Priscila Uppal, poet, novelist, professor (b at Ottawa 30 Oct 1974). Uppal teaches creative writing and English literature at York University, where she also earned a BA (1997) and a PhD (2003). Her MA was completed at the University of Toronto (1998). Uppal is a politically pointed voice in contemporary Canadian poetry whose 6 major collections have been commended by critics. Her academic affiliations and interests are often reflected in her creative work: her writing addresses issues surrounding women, violence, sexuality, culture, religion, illness and loss.
Priscila Uppal's poetry charts the violence and injustice of the contemporary world. Her voice characteristically blends the absurd and the serious, using startling wit to provoke her audience. Her first collection, How to Draw Blood from a Stone, was released in 1998, and was followed by Confessions of a Fertility Expert (1999), Pretending to Die (2001, shortlisted for a ReLit Award for Poetry), and Live Coverage (2003). In 2005 she released Holocaust Dream with photographer Daniel Ehrenworth, a meditation on the horror of Auschwitz. Ontological Necessities (2006) was shortlisted for the 2007 Griffin Poetry Prize. Within this collection Uppal questions personal identity and the complexities of human relationships, exploring these themes through the lens of a surreal world. Uppal's sixth major collection, Traumatology (2010), scrutinizes the different aspects of self - physical, mental and spiritual - and our definitions of those selves.
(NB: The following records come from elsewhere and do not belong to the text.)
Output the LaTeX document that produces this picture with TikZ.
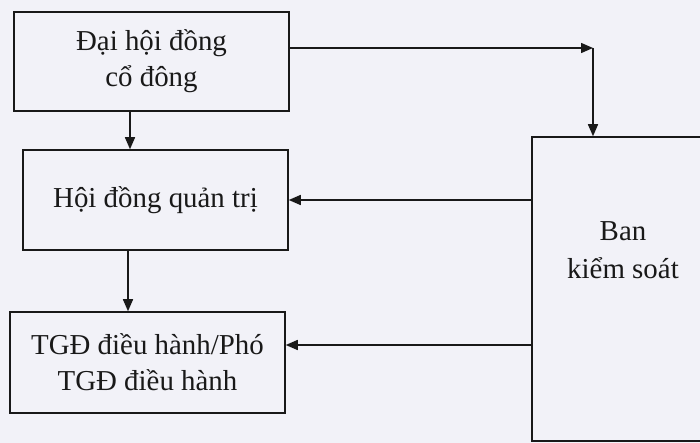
\documentclass[tikz,border=0pt]{standalone}
\usepackage{fontspec}
\setmainfont{Liberation Serif}
\usetikzlibrary{arrows.meta}
\definecolor{paper}{RGB}{242,242,248}
\definecolor{ink}{RGB}{25,25,25}
\tikzset{
  box/.style={draw=ink, line width=1.5bp, fill=paper, inner sep=0pt, align=center,
    font=\fontsize{29}{36}\selectfont, text=ink},
  arr/.style={draw=ink, line width=1.5bp, -{Triangle[length=12bp,width=10bp]}},
  lbl/.style={align=center, font=\fontsize{29}{38}\selectfont, text=ink}
}
\begin{document}
\begin{tikzpicture}[x=1bp,y=-1bp]
\useasboundingbox (0,0) rectangle (700,443);
\fill[paper] (0,0) rectangle (700,443);
\node[box, minimum width=275bp, minimum height=99bp] (b1) at (151.5,61.5) {Đại hội đồng\\cổ đông};
\node[box, minimum width=265bp, minimum height=100bp] (b2) at (155.5,200) {Hội đồng quản trị};
\node[box, minimum width=275bp, minimum height=101bp] (b3) at (147.5,362.5) {TGĐ điều hành/Phó\\TGĐ điều hành};
\node[box, minimum width=180bp, minimum height=304bp] (b4) at (622,289) {};
\node[lbl] (b4t) at (623,250) {Ban\\kiểm soát};
\coordinate (x1) at (130,0);
\coordinate (x2) at (128,0);
\coordinate (c) at (593,48);
\coordinate (y3) at (0,345);
\draw[arr] (b1.south -| x1) -- (b2.north -| x1);
\draw[arr] (b2.south -| x2) -- (b3.north -| x2);
\draw[arr] (c -| b1.east) -- (c);
\draw[arr] (c) -- (c |- b4.north);
\draw[arr] (b4.west |- b2.east) -- (b2.east);
\draw[arr] (b4.west |- y3) -- (b3.east |- y3);
\end{tikzpicture}
\end{document}
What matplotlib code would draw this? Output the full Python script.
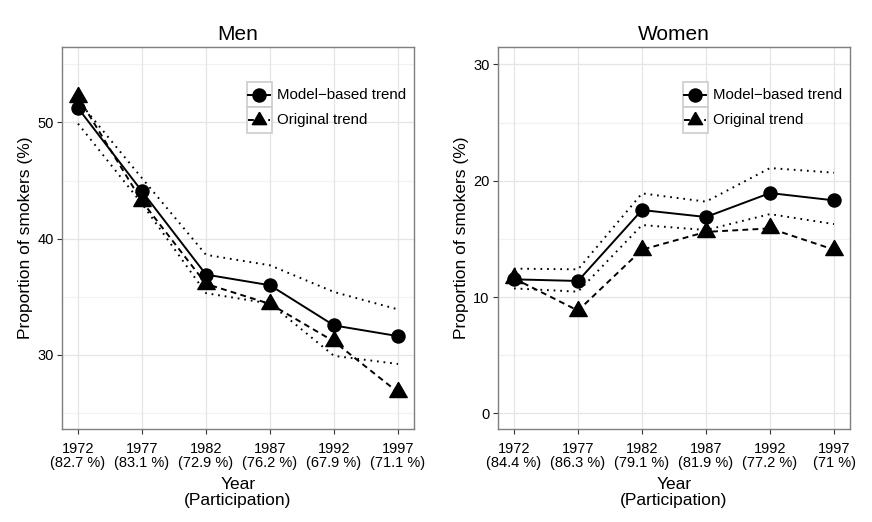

With strong images and wit, Uppal pushes the standard limits of questioning the world. A selection of her poems, Successful Tragedies: Poems 1998-2010, has recently been released.
Uppal has also released 2 novels. Her first, The Divine Economy of Salvation (2002), explores the ways in which childhood sins can taint and overshadow one's later life. The novel follows the life of a woman, in anguish over her past, who seeks to find refuge by entering a convent. Her past, however, refuses to remain hidden in this disturbing yet beautiful work. To Whom It May Concern (2009) travels the life of a disabled man struggling to keep his world from falling to pieces. The novel is a powerful and unpredictable re-telling of King Lear that draws upon both the tragedy and comedy of betrayal and of love.
Priscila Uppal is also the author of an academic work, We Are What We Mourn: The Contemporary English-Canadian Elegy (2009), and has edited or co-edited several anthologies, including Red Silk: An Anthology of South Asian Canadian Women Poets (2004), The Exile Book of Poetry in Translation: 20 Canadian Poets Take on the World (2009), and collections of essays on both Barry Callaghan and Matt Cohen. She was the Canadian Athletes Now Fund poet-in-residence for the 2010 Vancouver Winter Olympics and Paralympics, and released Winter Sport: Poems in October 2010. Uppal is also a member of the Board of Directors for the Toronto Arts Council. Her works have been translated into a number of languages, including Croatian, Dutch, Greek, Korean, Italian and Latvian.